Normal Metal-Superconductor Near-Field Thermal Diodes and Transistors

TL;DR

This paper theoretically demonstrates that combining superconductors with normal metals in near-field configurations enables highly efficient thermal diodes and tunable transistors, advancing thermal device technology.

Contribution

It introduces a novel approach using superconducting materials in near-field thermal devices, achieving near-unity rectification and tunable amplification.

Findings

Near-unity rectification ratios close to the superconducting critical temperature.

Tunable thermal transistor operation via temperature, thickness, and gap adjustments.

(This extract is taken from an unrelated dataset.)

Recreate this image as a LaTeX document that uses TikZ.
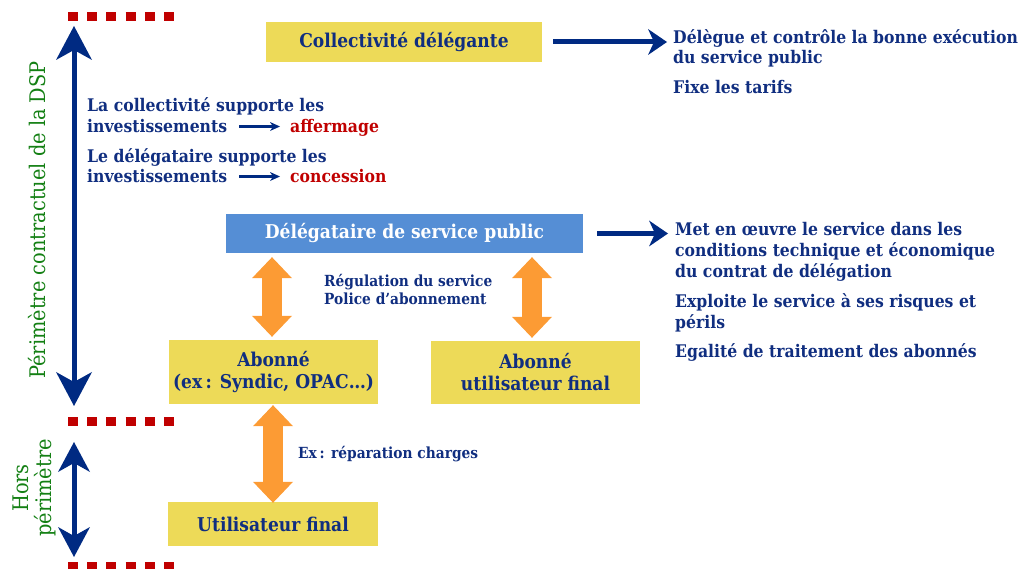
\documentclass[tikz,border=0pt]{standalone}
\usepackage{fontspec}
\setmainfont{DejaVu Serif}[FakeStretch=0.9]
\usetikzlibrary{arrows.meta,calc}
\definecolor{navy}{RGB}{16,46,128}
\definecolor{arrblue}{RGB}{0,42,130}
\definecolor{boxyellow}{RGB}{237,218,88}
\definecolor{boxblue}{RGB}{85,142,213}
\definecolor{darkred}{RGB}{192,0,0}
\definecolor{dspgreen}{RGB}{20,128,20}
\definecolor{orangearr}{RGB}{252,155,52}
\begin{document}
\begin{tikzpicture}[x=1pt,y=-1pt,
  ybox/.style={fill=boxyellow, text=navy, font=\bfseries\fontsize{19}{22}\selectfont, align=center, inner sep=0pt},
  bbox/.style={fill=boxblue, text=white, font=\bfseries\fontsize{19}{22}\selectfont, align=center, inner sep=0pt},
  txt/.style={text=navy, font=\bfseries\fontsize{17.4}{21}\selectfont, align=left, inner sep=0pt, anchor=base west},
  smalltxt/.style={text=navy, font=\bfseries\fontsize{15.3}{18}\selectfont, align=left, inner sep=0pt, anchor=base west},
  redtxt/.style={text=darkred, font=\bfseries\fontsize{17.4}{21}\selectfont, inner sep=0pt, anchor=base west},
  greentxt/.style={text=dspgreen, font=\fontsize{21.5}{23}\selectfont, align=center, inner sep=0pt, rotate=90},
  bigarrow/.style={draw=arrblue, line width=5pt, {Stealth[length=34pt,width=36pt,inset=10pt,line width=0pt]}-{Stealth[length=34pt,width=36pt,inset=10pt,line width=0pt]}},
  midarrow/.style={draw=arrblue, line width=5pt, {Stealth[length=30pt,width=32pt,inset=9pt,line width=0pt]}-{Stealth[length=30pt,width=32pt,inset=9pt,line width=0pt]}},
  sidearrow/.style={draw=arrblue, line width=5pt, -{Stealth[length=19pt,width=26pt,inset=6pt,line width=0pt]}},
  tinyarrow/.style={draw=arrblue, line width=2.5pt, -{Stealth[length=10pt,width=9pt,inset=3pt,line width=0pt]}},
  oarrow/.style={draw=orangearr, line width=20pt, {Triangle[length=21pt,width=40pt,line width=0pt]}-{Triangle[length=21pt,width=40pt,line width=0pt]}},
  reddots/.style={draw=darkred, line width=9pt, dash pattern=on 10pt off 9.2pt}
]
\useasboundingbox (0,0) rectangle (1029,569);

% red dotted limits
\coordinate (d1a) at (68,16.5); \coordinate (d1b) at (180,16.5);
\coordinate (d2a) at (68,422); \coordinate (d2b) at (180,422);
\coordinate (d3a) at (68,566); \coordinate (d3b) at (180,566);
\draw[reddots] (d1a) -- (d1b);
\draw[reddots] (d2a) -- (d2b);
\draw[reddots] (d3a) -- (d3b);

% vertical arrows
\coordinate (ptop) at (74,26); \coordinate (pbot) at (74,406);
\draw[bigarrow] (pbot) -- (ptop);
\coordinate (htop) at (74,442); \coordinate (hbot) at (74,557);
\draw[midarrow] (htop) -- (hbot);

% green labels
\node[greentxt] (perim) at (37,220) {Périmètre contractuel de la DSP};
\node[greentxt] (hors) at (34,488) {Hors\\périmètre};

% boxes
\node[ybox, minimum width=276pt, minimum height=40pt] (coll) at (404,42) {Collectivité délégante};
\node[bbox, minimum width=357pt, minimum height=39pt] (deleg) at (404.5,233.5) {Délégataire de service public};
\node[ybox, minimum width=209pt, minimum height=64pt] (ab1) at (273.5,372) {Abonné\\(ex\hspace{0.18em}: Syndic, OPAC…)};
\node[ybox, minimum width=209pt, minimum height=63pt] (ab2) at (535.5,372.5) {Abonné\\utilisateur final};
\node[ybox, minimum width=210pt, minimum height=44pt] (util) at (273,524) {Utilisateur final};

% left texts
\node[txt] (l1) at (87,112) {La collectivité supporte les};
\node[txt] (inv1) at (87,133) {investissements};
\node[redtxt] (aff) at (290,133) {affermage};
\node[txt] (l2) at (87,163) {Le délégataire supporte les};
\node[txt] (inv2) at (87,183) {investissements};
\node[redtxt] (conc) at (290,183) {concession};
\draw[tinyarrow] ([xshift=12pt]inv1.east) -- ([xshift=-10pt]aff.west |- inv1.east);
\draw[tinyarrow] ([xshift=12pt]inv2.east) -- ([xshift=-10pt]conc.west |- inv2.east);

% right texts (base = last line)
\node[txt, font=\bfseries\fontsize{17.4}{19.5}\selectfont] (t1) at (673,63.5) {Délègue et contrôle la bonne exécution\\du service public};
\node[txt] (t1b) at (673,94) {Fixe les tarifs};
\node[txt] (t2) at (675,278) {Met en œuvre le service dans les\\conditions technique et économique\\du contrat de délégation};
\node[txt] (t2b) at (675,329) {Exploite le service à ses risques et\\périls};
\node[txt] (t2c) at (675,358) {Egalité de traitement des abonnés};

\draw[sidearrow] ([xshift=11pt]coll.east) -- ([xshift=-6pt]coll.east -| t1.west);
\draw[sidearrow] ([xshift=14pt]deleg.east) -- ([xshift=-7pt]deleg.east -| t2.west);

% middle labels
\node[smalltxt] (regl) at (324,305) {Régulation du service\\Police d’abonnement};
\node[smalltxt] (rep) at (298,459) {Ex\hspace{0.18em}: réparation charges};

% orange double arrows
\draw[oarrow] ([xshift=-1.5pt,yshift=-4pt]deleg.south -| ab1.north) -- ([xshift=-1.5pt,yshift=3pt]ab1.north);
\draw[oarrow] ([xshift=-3.5pt,yshift=-4pt]deleg.south -| ab2.north) -- ([xshift=-3.5pt,yshift=3pt]ab2.north);
\draw[oarrow] ([yshift=-1pt]ab1.south -| util.north) -- ([yshift=-1pt]util.north);
\end{tikzpicture}
\end{document}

Potential for superconductors in advanced near-field thermal device applications.

Abstract

In recent years there has been a number of proposals of thermal devices operating in the near-field regime that make use of phase-transition materials. Here, we present a theoretical study of near-field thermal diodes and transistors that combine superconducting materials with normal (non-superconducting) metals. To be precise, we show that a system formed by two parallel plates made of Nb and Au can exhibit unprecedented rectification ratios very close to unity at temperatures around Nb superconducting critical temperature and for a wide range of gap size values within the near-field regime. Moreover, we also show that a superconducting Nb layer placed between Au plates can operate as a near-field thermal transistor where the amplification factor can be greatly tuned by varying different parameters such as the temperature and thickness of the Nb layer or the distance between the Nb layer and the Au plates. Overall, our work shows the potential of the use of superconductors for the realization of near-field thermal devices.